TASK BRIEF -> The line containing "90, 95, 100];" marks the end: extract everything from the first line of the data through that line, exactly, with no pictures.

RAW DATA ->
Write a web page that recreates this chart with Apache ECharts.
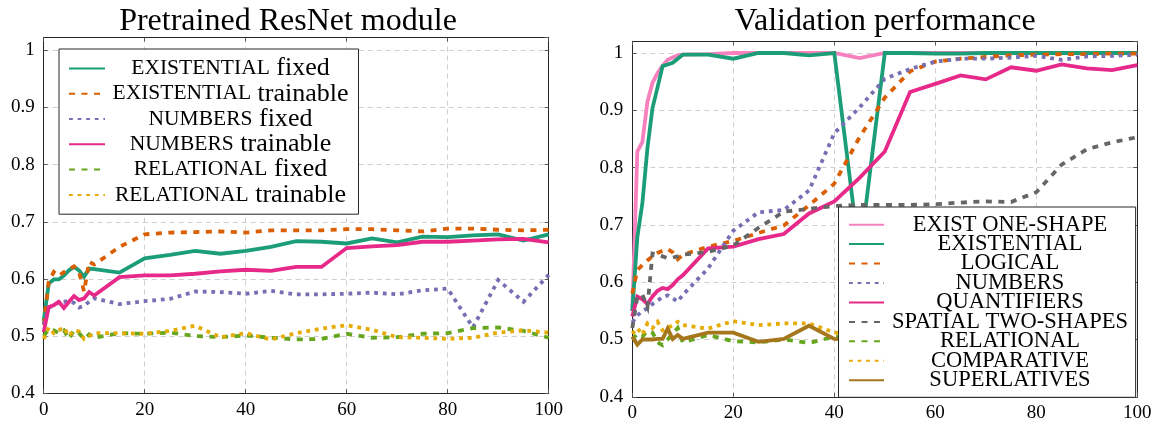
<!DOCTYPE html>
<html>
<head>
<meta charset="utf-8">
<title>Pretrained ResNet module / Validation performance</title>
<script src="https://cdn.jsdelivr.net/npm/echarts@6/dist/echarts.min.js"></script>
<style>
  html, body { margin: 0; padding: 0; background: #fff; }
  #chart { width: 1159px; height: 428px; }
</style>
</head>
<body>
<div id="chart"></div>
<script>
// Training epochs at which accuracy was recorded
const epochs = [0, 1, 2, 3, 4, 5, 6, 7, 8, 9, 10, 15, 20, 25, 30, 35, 40, 45, 50, 55, 60, 65, 70, 75, 80, 85, 90, 95, 100];

// Left panel: pretrained ResNet module, fixed vs. trainable
const existentialFixed     = [0.527, 0.592, 0.599, 0.599, 0.606, 0.615, 0.621, 0.615, 0.604, 0.618, 0.617, 0.611, 0.636, 0.642, 0.649, 0.644, 0.649, 0.656, 0.666, 0.665, 0.662, 0.671, 0.664, 0.674, 0.673, 0.676, 0.678, 0.667, 0.678];
const existentialTrainable = [0.520, 0.595, 0.612, 0.605, 0.612, 0.617, 0.622, 0.612, 0.578, 0.630, 0.625, 0.656, 0.678, 0.681, 0.682, 0.683, 0.681, 0.685, 0.685, 0.685, 0.687, 0.687, 0.685, 0.683, 0.688, 0.688, 0.686, 0.685, 0.686];
const numbersFixed         = [0.520, 0.550, 0.553, 0.560, 0.560, 0.562, 0.558, 0.550, 0.553, 0.560, 0.566, 0.556, 0.561, 0.565, 0.578, 0.577, 0.574, 0.579, 0.573, 0.573, 0.574, 0.576, 0.573, 0.580, 0.583, 0.515, 0.598, 0.560, 0.607];
const numbersTrainable     = [0.507, 0.551, 0.554, 0.560, 0.549, 0.560, 0.570, 0.563, 0.566, 0.577, 0.571, 0.603, 0.606, 0.606, 0.609, 0.613, 0.616, 0.614, 0.621, 0.621, 0.654, 0.657, 0.659, 0.665, 0.665, 0.667, 0.669, 0.670, 0.664];
const relationalFixed      = [0.500, 0.512, 0.510, 0.505, 0.510, 0.495, 0.510, 0.505, 0.495, 0.503, 0.497, 0.505, 0.504, 0.506, 0.500, 0.498, 0.501, 0.497, 0.494, 0.495, 0.504, 0.497, 0.498, 0.504, 0.505, 0.514, 0.515, 0.509, 0.497];
const relationalTrainable  = [0.495, 0.515, 0.505, 0.510, 0.515, 0.500, 0.510, 0.508, 0.495, 0.500, 0.505, 0.505, 0.504, 0.509, 0.518, 0.498, 0.505, 0.494, 0.505, 0.513, 0.519, 0.511, 0.498, 0.497, 0.495, 0.497, 0.506, 0.510, 0.506];

// Right panel: validation accuracy per task
const existOneShape = [0.550, 0.828, 0.845, 0.915, 0.948, 0.965, 0.978, 0.988, 0.992, 0.996, 0.997, 0.998, 1.000, 1.000, 1.000, 1.000, 1.000, 0.991, 1.000, 1.000, 1.000, 1.000, 1.000, 1.000, 1.000, 1.000, 1.000, 1.000, 1.000];
const existential   = [0.550, 0.679, 0.738, 0.834, 0.904, 0.940, 0.977, 0.980, 0.983, 0.990, 0.997, 0.997, 0.990, 1.000, 1.000, 0.996, 1.000, 0.645, 1.000, 1.000, 0.999, 0.999, 1.000, 1.000, 1.000, 1.000, 1.000, 1.000, 1.000];
const logical       = [0.580, 0.621, 0.630, 0.638, 0.645, 0.651, 0.655, 0.658, 0.652, 0.640, 0.648, 0.662, 0.672, 0.686, 0.699, 0.734, 0.772, 0.853, 0.922, 0.968, 0.985, 0.990, 0.993, 0.996, 0.997, 0.998, 0.998, 0.999, 0.999];
const numbers       = [0.530, 0.542, 0.550, 0.554, 0.562, 0.568, 0.574, 0.577, 0.572, 0.566, 0.578, 0.624, 0.690, 0.722, 0.726, 0.760, 0.860, 0.905, 0.955, 0.972, 0.985, 0.990, 0.990, 0.992, 0.995, 0.988, 0.994, 0.995, 0.997];
const quantifiers   = [0.540, 0.575, 0.570, 0.562, 0.575, 0.585, 0.590, 0.588, 0.595, 0.605, 0.612, 0.659, 0.662, 0.675, 0.684, 0.720, 0.741, 0.782, 0.828, 0.932, 0.946, 0.961, 0.954, 0.975, 0.969, 0.980, 0.973, 0.970, 0.979];
const spatialTwo    = [0.520, 0.575, 0.578, 0.557, 0.650, 0.648, 0.645, 0.642, 0.643, 0.645, 0.648, 0.653, 0.664, 0.695, 0.723, 0.728, 0.733, 0.735, 0.735, 0.735, 0.736, 0.739, 0.741, 0.740, 0.757, 0.805, 0.832, 0.844, 0.853];
const relational    = [0.500, 0.510, 0.505, 0.515, 0.512, 0.495, 0.490, 0.500, 0.510, 0.520, 0.495, 0.508, 0.497, 0.495, 0.500, 0.494, 0.505, 0.500];
const comparative   = [0.510, 0.520, 0.508, 0.528, 0.520, 0.531, 0.516, 0.520, 0.525, 0.531, 0.525, 0.519, 0.532, 0.525, 0.528, 0.528, 0.512, 0.510];
const superlatives  = [0.505, 0.491, 0.500, 0.500, 0.500, 0.501, 0.501, 0.519, 0.501, 0.508, 0.501, 0.512, 0.512, 0.496, 0.501, 0.524, 0.501, 0.500];

// Axis tick values
const xTicks = [0, 20, 40, 60, 80, 100];
const yTicks = [0.4, 0.5, 0.6, 0.7, 0.8, 0.9, 1];

const SERIF = 'Liberation Serif';
const C = {
  teal: '#1b9e77', orange: '#d95f02', purple: '#7570b3', magenta: '#e7298a',
  green: '#66a61e', yellow: '#e6ab02', brown: '#a6761d', gray: '#666666', pink: '#f781bf'
};
const SOLID = 'solid';
const DASHED = [6, 6.5];
const DOTTED = [3.8, 4.8];

function lineSeries(name, values, color, dash, panel) {
  return {
    type: 'line',
    name: name,
    xAxisIndex: panel * 2,
    yAxisIndex: panel * 2,
    data: values.map((v, i) => [epochs[i], v]),
    symbol: 'none',
    showSymbol: false,
    silent: true,
    lineStyle: { color: color, width: 3.8, type: dash, cap: 'butt', join: 'miter' },
    itemStyle: { color: color },
    emphasis: { disabled: true }
  };
}

const leftSeries = [
  lineSeries('EXISTENTIAL fixed', existentialFixed, C.teal, SOLID, 0),
  lineSeries('EXISTENTIAL trainable', existentialTrainable, C.orange, DASHED, 0),
  lineSeries('NUMBERS fixed', numbersFixed, C.purple, DOTTED, 0),
  lineSeries('NUMBERS trainable', numbersTrainable, C.magenta, SOLID, 0),
  lineSeries('RELATIONAL fixed', relationalFixed, C.green, DASHED, 0),
  lineSeries('RELATIONAL trainable', relationalTrainable, C.yellow, DOTTED, 0)
];
const rightSeries = [
  lineSeries('EXIST ONE-SHAPE', existOneShape, C.pink, SOLID, 1),
  lineSeries('EXISTENTIAL', existential, C.teal, SOLID, 1),
  lineSeries('LOGICAL', logical, C.orange, DASHED, 1),
  lineSeries('NUMBERS', numbers, C.purple, DOTTED, 1),
  lineSeries('QUANTIFIERS', quantifiers, C.magenta, SOLID, 1),
  lineSeries('SPATIAL TWO-SHAPES', spatialTwo, C.gray, DASHED, 1),
  lineSeries('RELATIONAL', relational, C.green, DASHED, 1),
  lineSeries('COMPARATIVE', comparative, C.yellow, DOTTED, 1),
  lineSeries('SUPERLATIVES', superlatives, C.brown, SOLID, 1)
];

const FRAME = '#262626';
const GRIDLINE = { show: true, lineStyle: { color: '#cfcfcf', width: 1, type: [5, 4] } };
const labelFont = { fontFamily: SERIF, fontSize: 19, color: '#000' };

function xAxes(grid) {
  const base = {
    type: 'value', gridIndex: grid, min: xTicks[0], max: xTicks[xTicks.length - 1],
    interval: xTicks[1] - xTicks[0],
    axisLine: { show: true, onZero: false, lineStyle: { color: FRAME, width: 1 } },
    axisTick: { show: true, inside: true, length: 4, lineStyle: { color: '#555' } }
  };
  return [
    Object.assign({}, base, { position: 'bottom', axisLabel: Object.assign({ margin: 7 }, labelFont), splitLine: GRIDLINE }),
    Object.assign({}, base, { position: 'top', axisLabel: { show: false }, splitLine: { show: false } })
  ];
}
function yAxes(grid, max) {
  const base = {
    type: 'value', gridIndex: grid, min: yTicks[0], max: max, interval: 0.1,
    axisLine: { show: true, onZero: false, lineStyle: { color: FRAME, width: 1 } },
    axisTick: { show: true, inside: true, length: 4, lineStyle: { color: '#555' } }
  };
  return [
    Object.assign({}, base, {
      position: 'left', splitLine: GRIDLINE,
      axisLabel: Object.assign({
        margin: 9, showMaxLabel: false,
        formatter: v => String(Math.round(v * 10) / 10)
      }, labelFont)
    }),
    Object.assign({}, base, { position: 'right', axisLabel: { show: false }, splitLine: { show: false } })
  ];
}

// Legend boxes: line samples only (marker hidden), text centred in its column.
// Row height follows the largest glyph box, so itemGap is tuned per legend.
const legendBase = {
  orient: 'vertical', backgroundColor: '#fff', borderColor: FRAME, borderWidth: 1,
  borderRadius: 0, selectedMode: false, itemStyle: { opacity: 0 }
};

const option = {
  animation: false,
  backgroundColor: '#fff',
  grid: [
    { left: 43.7, top: 37.5, width: 505, height: 355.7, containLabel: false, outerBoundsMode: 'none' },
    { left: 632.3, top: 41.3, width: 505, height: 355.5, containLabel: false, outerBoundsMode: 'none' }
  ],
  xAxis: xAxes(0).concat(xAxes(1)),
  yAxis: yAxes(0, 1.0224).concat(yAxes(1, 1.0204)),
  legend: [
    Object.assign({}, legendBase, {
      left: 59, top: 49, padding: [6.4, 10, 6.3, 9], itemGap: -0.7, itemWidth: 36, itemHeight: 14,
      data: leftSeries.map(s => s.name),
      formatter: name => {
        const i = name.indexOf(' ');
        return '{c|' + name.slice(0, i) + '}{l|' + name.slice(i) + '}';
      },
      textStyle: {
        width: 241,
        rich: {
          c: { fontFamily: SERIF, fontSize: 21.5, color: '#000', align: 'center' },
          l: { fontFamily: SERIF, fontSize: 26, color: '#000', align: 'center' }
        }
      }
    }),
    Object.assign({}, legendBase, {
      left: 838.5, top: 207, padding: [6.15, 7.6, 5.55, 9.5], itemGap: -3.55, itemWidth: 35, itemHeight: 12,
      data: rightSeries.map(s => s.name),
      formatter: name => '{c|' + name + '}',
      textStyle: {
        width: 242,
        rich: {
          c: { fontFamily: SERIF, fontSize: 22.5, color: '#000', align: 'center' }
        }
      }
    })
  ],
  graphic: [
    { type: 'text', x: 288, y: 22, silent: true,
      style: { text: 'Pretrained ResNet module', fontFamily: SERIF, fontSize: 32, fill: '#000', align: 'center', verticalAlign: 'middle' } },
    { type: 'text', x: 885, y: 22, silent: true,
      style: { text: 'Validation performance', fontFamily: SERIF, fontSize: 32, fill: '#000', align: 'center', verticalAlign: 'middle' } }
  ],
  series: leftSeries.concat(rightSeries)
};

const chart = echarts.init(document.getElementById('chart'), null, { renderer: 'canvas' });
chart.setOption(option);
</script>
</body>
</html>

FULL ANSWER ->
Write a web page that recreates this chart with Apache ECharts.
<!DOCTYPE html>
<html>
<head>
<meta charset="utf-8">
<title>Pretrained ResNet module / Validation performance</title>
<script src="https://cdn.jsdelivr.net/npm/echarts@6/dist/echarts.min.js"></script>
<style>
  html, body { margin: 0; padding: 0; background: #fff; }
  #chart { width: 1159px; height: 428px; }
</style>
</head>
<body>
<div id="chart"></div>
<script>
// Training epochs at which accuracy was recorded
const epochs = [0, 1, 2, 3, 4, 5, 6, 7, 8, 9, 10, 15, 20, 25, 30, 35, 40, 45, 50, 55, 60, 65, 70, 75, 80, 85, 90, 95, 100];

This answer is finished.